Broadcast television channels, even though arguably diminishing in importance every day, will for a long time continue to reach audiences many times greater than bulletin boards, flyers, newsletters, public access cable channels, internet broadcasting techniques, or other independent media efforts.
The very same companies already using free exclusive U.S. channel licenses (entrusted to them to serve the public interest, convenience, and necessity) were also given completely free the $50 billion+ worth of new broadcast
television channels made possible when digital TV was made the law in 1996.
Local TV licensees are not using most of the new channels (Please see http://www.9898.us/broadcastthese), making the licensees vulnerable to doomsday license challenges. Holding on to many channels and keeping them out of use
(or flooding them with lesser infomercials, obscure syndicated series, and paid religion) will prove risky for the companies’ public relations and ultimately for their legal credibility.
If we can organize well, we can demand multiple channels, studios and remote facilities, good staffing, all technical support, and generous financial support for great honestly noncommercial community channels.
The groups with the interests and resources for supplying the best noncommercial content for such channels are many already, and growing in number. These groups advocating together and backing each other are a sizeable force to negotiate for and fill entire channels.

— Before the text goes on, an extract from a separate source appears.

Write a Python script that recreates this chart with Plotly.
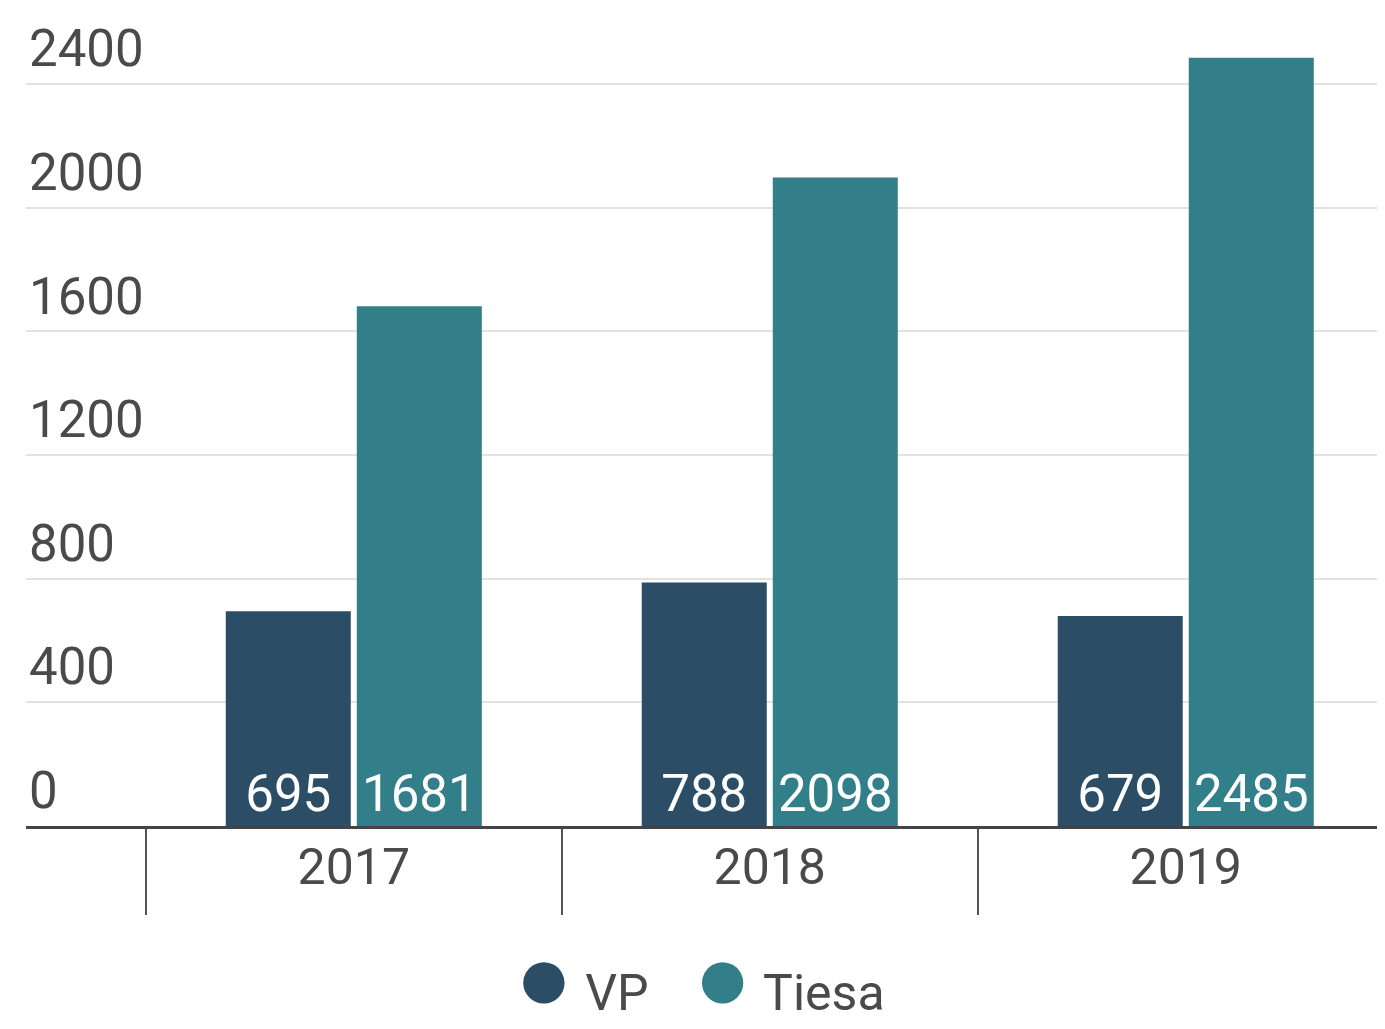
import plotly.graph_objects as go

years = ["2017", "2018", "2019"]
vp = [695, 788, 679]
tiesa = [1681, 2098, 2485]
y_ticks = [0, 400, 800, 1200, 1600, 2000, 2400]

C_VP = "#2b4e66"
C_TI = "#327f8a"
TXT = "#4a4a4a"
FONT = "Roboto, Arial, sans-serif"

fig = go.Figure()
for name, vals, col in [("VP", vp, C_VP), ("Tiesa", tiesa, C_TI)]:
    fig.add_trace(go.Bar(
        x=years, y=vals, name=name, marker=dict(color=col, line=dict(width=0)),
        text=[str(v) for v in vals], textposition="inside", insidetextanchor="start",
        textfont=dict(color="white", size=51, family=FONT), showlegend=False,
        hoverinfo="skip",
    ))
    fig.add_trace(go.Scatter(
        x=[None], y=[None], mode="markers",
        marker=dict(color="rgba(0,0,0,0)", size=2, opacity=0),
        name=f'<span style="color:{col};font-size:96px">●</span> {name}',
        showlegend=True,
    ))

fig.update_layout(
    width=1377, height=1021,
    margin=dict(l=18, r=0, t=0, b=203, autoexpand=False),
    paper_bgcolor="white", plot_bgcolor="white",
    barmode="group", bargap=0.37, bargroupgap=0.046,
    font=dict(family=FONT, color=TXT, size=50),
    uniformtext=dict(minsize=51, mode="show"),
    legend=dict(orientation="h", x=0.483, xanchor="center", y=0.0, yanchor="bottom",
                yref="container",
                font=dict(size=50, color=TXT), itemwidth=30, bgcolor="rgba(0,0,0,0)"),
    xaxis=dict(
        type="category", range=[-0.788, 2.479], tickson="boundaries",
        ticks="outside", ticklen=86, tickwidth=2, tickcolor="#555555",
        showline=True, linecolor="#444444", linewidth=3,
        showgrid=False, tickfont=dict(size=50, color=TXT),
        ticklabelstandoff=-5, automargin=False,
    ),
    yaxis=dict(
        range=[0, 2646], tickvals=y_ticks, ticktext=[str(t) for t in y_ticks],
        ticklabelposition="inside top", ticks="",
        showgrid=True, gridcolor="#e2e2e2", gridwidth=2,
        zeroline=False, showline=False,
        tickfont=dict(size=51, color=TXT), automargin=False,
    ),
)

fig.write_html("out.html")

Limitless new programming concepts, and existing archives, and ample reshowings will make a large rich schedule possible from the outset. Startup growth may have been slow for the area’s original TV channels and public access and C-Span and the like (weather measurements, test patterns, and blank screens). But startup growth will not be slow for our groups now,
given today’s radically transformed media creation environment.
Research. Try asking organization leaders and your other friends: “How would your organizations begin to use your own ten minutes a week of TV time?” “How would you plan a new channel of noncommercial broadcast television?”